Better known for its big, badass, Chrysler big-block-powered Interceptor coupe, Jensen also took a stab at the roadster market in the early ’70s with a little help from Donald Healey and Lotus. Healey oversaw the car’s development, and Lotus supplied their two-liter 907 engine, the first mass-produced DOHC sixteen-valve four. This one, with its two big sexy Dell’Orto side-draft carbs, appears to be a European-spec car, or have been retrofitted.
The seller says this engine was running as recently as November, but it’s not like you can just hop in and fire it up and drive off; the brake master cylinder is completely missing. Luckily, from what I’ve read, it’s the same master cylinder as a Triumph TR6, so a replacement is easy to get. Hopefully the brake lines haven’t been sitting open to the elements since November; that could be a bigger problem.
The rest of the car is scruffy, but not unreasonably so for a nearly fifty-year-old British car. The upholstery is shot, the dash is cracked, but it’s all there. The center console and some other interior bits have been removed, but they’re included.
[Editor’s Note: Those are the same taillights used on the Reliant Scimitar GTE! — JT]
What doesn’t appear to be included are the bumpers. If this is a European-market car, it should have the thin chrome bumpers on it instead of the big heavy rubber battering rams of the US model; I’m not sure why you’d take the chrome ones off. It does look pretty good without the bumpers, though. The paint is still shiny too, and I don’t see any glaring signs of rust. It also includes the factory hardtop, and is that a roll bar I see peeking out of the back window?

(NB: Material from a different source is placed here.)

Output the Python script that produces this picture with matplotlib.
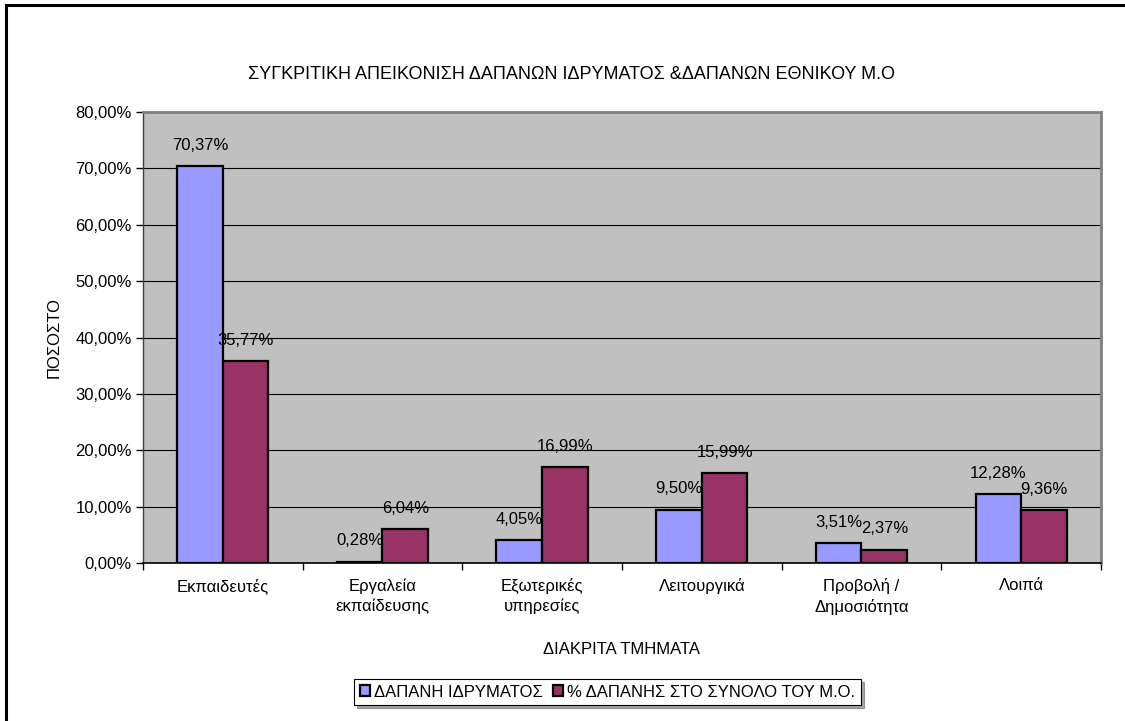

Engine/drivetrain: 1.8 liter dual overhead cam inline 4, five-speed manual, FWD
Location: South Euclid, OH
Odometer reading: 219,000 miles
Nobody seeme to be able to agree on the definition of a “sports car.” Most would agree that two doors and a manual transmission are requirements; some would argue that front-wheel-drive is an automatic disqualifier. Others go much further and state that a real sports car doesn’t even have roll-up windows. (These folks can be seen making brief outings in their Morgans and MG TDs before spending months in the garage fixing things.) But as hard as it is to define what a sports car is, it’s sometimes easy to tell what it isn’t. And that’s the Toyota Celica. Sporty coupe? Sure. But real honest-to-goodness sports car? Nope.
This is the Celica’s swan song, the final iteration of a nameplate that started way back in 1971. It started out as sort of a “Japanese Mustang,” but parted ways from the American pony car in 1986 when it switched to front-wheel-drive. The Celica never was a fire-breather, but throughout its life the GT model was always just a little bit faster. In this case, that means a 2ZZ-GE 1.8 liter four with variable valve timing and lift, and a very un-Toyota-like thirst for oil.
The seller says this one runs and drives well, but doesn’t really elaborate. If it has passed 200,000 miles, that means someone has taken care of it and stayed on top of the oil consumption. It also means it hasn’t been abused or raced like so many of these were. Some engines can take a little abuse and high-revving. This isn’t one of them.
Cosmetically, it’s all right, I guess, but having spent sixteen years away from Rust Belt winters, I look at the crispiness around the rear wheel of this car and am appalled. But then I remember that everything rusts in the midwest, and this one isn’t even all that bad yet. The interior looks all right, but it could use a good cleaning.
There you have it: two twin-cam inline fours, installed in two swoopy two-door cars. One needs some work to get back on the road, and the other is a workhorse of a commuter. One is mundane and mass-produced on an assembly line, and the other is rare enough to almost be called exotic. Which one is more your speed?